The first and most wide use of vinegar is obviously in cooking. Many types of wine are used for culinary purposes. Balsamic and wine vinegar are now extremely popular everywhere. They started their popularity in Mediterranean countries, particularly Italy. Most vinegar used in the kitchen is either wine vinegar, or the more expensive Balsamic variety. The latter is expensive, because it is aged for a lengthy period.

In the UK and other countries, the cheaper Malt vinegar is widely used as flavoring drizzled over that old British staple, fish and chips. Finally vinegar is used extensively as a pickling preservative. But, apart from use for consumption, what are the other household uses of vinegar? Well, in short, there's a plethora of other uses.
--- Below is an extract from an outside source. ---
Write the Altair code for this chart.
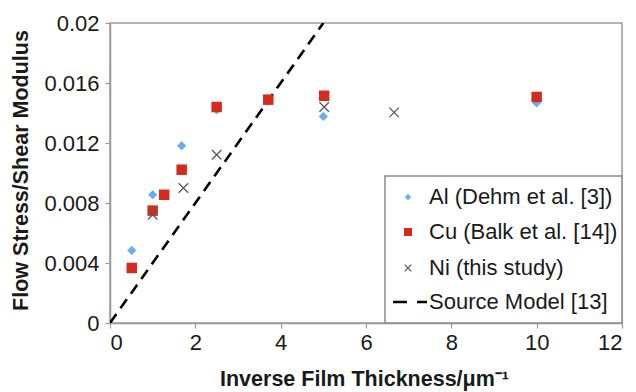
import altair as alt
import pandas as pd

# ---- data ----
al_x = [0.51, 1.0, 1.68, 2.5, 3.71, 5.0, 10.0]
al_y = [0.00484, 0.00855, 0.01182, 0.0142, 0.0148, 0.01377, 0.01467]

cu_x = [0.51, 1.0, 1.27, 1.68, 2.5, 3.71, 5.02, 10.0]
cu_y = [0.00367, 0.00749, 0.00855, 0.01022, 0.0144, 0.01489, 0.01515, 0.01507]

ni_x = [1.0, 1.72, 2.5, 5.02, 6.66]
ni_y = [0.00722, 0.0090, 0.01122, 0.0144, 0.01404]

model_x = [0.0, 5.0]
model_y = [0.0, 0.02]

legend_labels = ["Al (Dehm et al. [3])", "Cu (Balk et al. [14])",
                 "Ni (this study)", "Source Model [13]"]

x_ticks = [0, 2, 4, 6, 8, 10, 12]
y_ticks = [0, 0.004, 0.008, 0.012, 0.016, 0.02]

W, H = 512, 300
FONT = "Liberation Sans"
BLUE = "#6aacf2"
RED = "#d62b1c"
GRAY = "#5a5a5a"
XPATH = "M-1,-1L1,1M-1,1L1,-1"

al = pd.DataFrame({"x": al_x, "y": al_y})
cu = pd.DataFrame({"x": cu_x, "y": cu_y})
ni = pd.DataFrame({"x": ni_x, "y": ni_y})
model = pd.DataFrame({"x": model_x, "y": model_y})

xs = alt.Scale(domain=[0, 12], nice=False, zero=False)
ys = alt.Scale(domain=[0, 0.02], nice=False, zero=False)

xax = alt.Axis(values=x_ticks, title="Inverse Film Thickness/\u03bcm\u207b\u00b9",
               grid=False, tickSize=5, labelPadding=4,
               titleX=254, titleY=56, titleBaseline="middle", titleAlign="center")
yax = alt.Axis(values=y_ticks, title="Flow Stress/Shear Modulus",
               grid=False, tickSize=5, labelPadding=6,
               labelExpr="format(datum.value, '~g')",
               titleX=-89, titleY=147, titleAngle=-90,
               titleBaseline="middle", titleAlign="center")

base_x = alt.X("x:Q", scale=xs, axis=xax)
base_y = alt.Y("y:Q", scale=ys, axis=yax)

line = alt.Chart(model).mark_line(
    color="black", strokeWidth=2.6, strokeDash=[11, 7], clip=True
).encode(x=base_x, y=base_y)

pts_al = alt.Chart(al).mark_point(
    shape="diamond", filled=True, color=BLUE, size=85, opacity=1
).encode(x=base_x, y=base_y)

pts_cu = alt.Chart(cu).mark_point(
    shape="square", filled=True, color=RED, size=110, opacity=1
).encode(x=base_x, y=base_y)

pts_ni = alt.Chart(ni).mark_point(
    shape=XPATH, filled=False, color=GRAY, size=90, strokeWidth=1.3, opacity=1
).encode(x=base_x, y=base_y)

# ---- legend box (pixel positions inside the plot area) ----
leg_box = alt.Chart(pd.DataFrame({"a": [0]})).mark_rect(
    fill="white", stroke="#8a8a8a", strokeWidth=1.5
).encode(x=alt.value(275), x2=alt.value(W), y=alt.value(153), y2=alt.value(H))

leg_rows = [174, 209, 245, 279]
leg_text = alt.Chart(pd.DataFrame({"label": legend_labels, "py": leg_rows})).mark_text(
    align="left", baseline="middle", font=FONT, fontSize=22, color="#1a1a1a"
).encode(x=alt.value(319), y=alt.Y("py:Q", scale=None), text="label:N")

leg_al = alt.Chart(pd.DataFrame({"py": [leg_rows[0]]})).mark_point(
    shape="diamond", filled=True, color=BLUE, size=45, opacity=1
).encode(x=alt.value(298), y=alt.Y("py:Q", scale=None))
leg_cu = alt.Chart(pd.DataFrame({"py": [leg_rows[1]]})).mark_point(
    shape="square", filled=True, color=RED, size=64, opacity=1
).encode(x=alt.value(298), y=alt.Y("py:Q", scale=None))
leg_ni = alt.Chart(pd.DataFrame({"py": [leg_rows[2]]})).mark_point(
    shape=XPATH, filled=False, color=GRAY, size=45, strokeWidth=1.2, opacity=1
).encode(x=alt.value(298), y=alt.Y("py:Q", scale=None))
leg_line = alt.Chart(pd.DataFrame({"a": [0]})).mark_rule(
    color="black", strokeWidth=2.6, strokeDash=[14, 10]
).encode(x=alt.value(283), x2=alt.value(317), y=alt.value(leg_rows[3]))

chart = alt.layer(
    line, pts_al, pts_cu, pts_ni,
    leg_box, leg_text, leg_al, leg_cu, leg_ni, leg_line
).properties(
    width=W, height=H,
    autosize=alt.AutoSizeParams(type="none"),
    padding={"left": 110, "top": 23, "right": 14, "bottom": 69},
    background="white",
).configure_view(
    stroke="#9a9a9a", strokeWidth=1.5
).configure_axis(
    domainColor="#9a9a9a", domainWidth=1.5,
    tickColor="#9a9a9a", tickWidth=1.2,
    labelFont=FONT, labelFontSize=22, labelColor="#1a1a1a",
    titleFont=FONT, titleFontSize=21.5, titleFontWeight="bold", titleColor="#1a1a1a",
)

chart.save("out.html", embed_options={"renderer": "svg", "actions": False})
Apart from uses in food, vinegar makes an excellent glass cleaner. Indeed, it is arguably as effective, if not better than much more expensive proprietary products. For cleaning, white vinegar is usually mixed half and half with water. It gives a streak free sparkling finish to windows and mirrors and any large flat glass type surface.

Its uses in the house don't just stop there. It can make metal sparkle. The metals include, silver, brass, bronze, stainless steel and chrome. It will even remove epoxy resin from where it's not wanted (as long as it has not hardened). Mix it with baking soda and you've got yourself a perfectly effective drain un-blocker. Pour in half a cup of soda, then a cup of vinegar. When the foaming stops pour down hot water, followed a few minutes later with cold water.

Strong vinegar (preferably with strength of over five percent) can be used to kill top growth of weeds. It's environmentally friendly as it does not damage soil or roots. Care should be used when dealing with very strong vinegar as it has corrosive properties. Indeed, vinegar above a certain strength is not permitted to be sold to the general public in some countries.

We posed the question at the start: What are the uses of vinegar for your home? Well they are too numerous to list in this short piece. But to finish, here are just a few more uses. To clean carpets. To remove glass rings on furniture. To deodorize lockers and food containers. To remove ball-point stains. And on and on and on!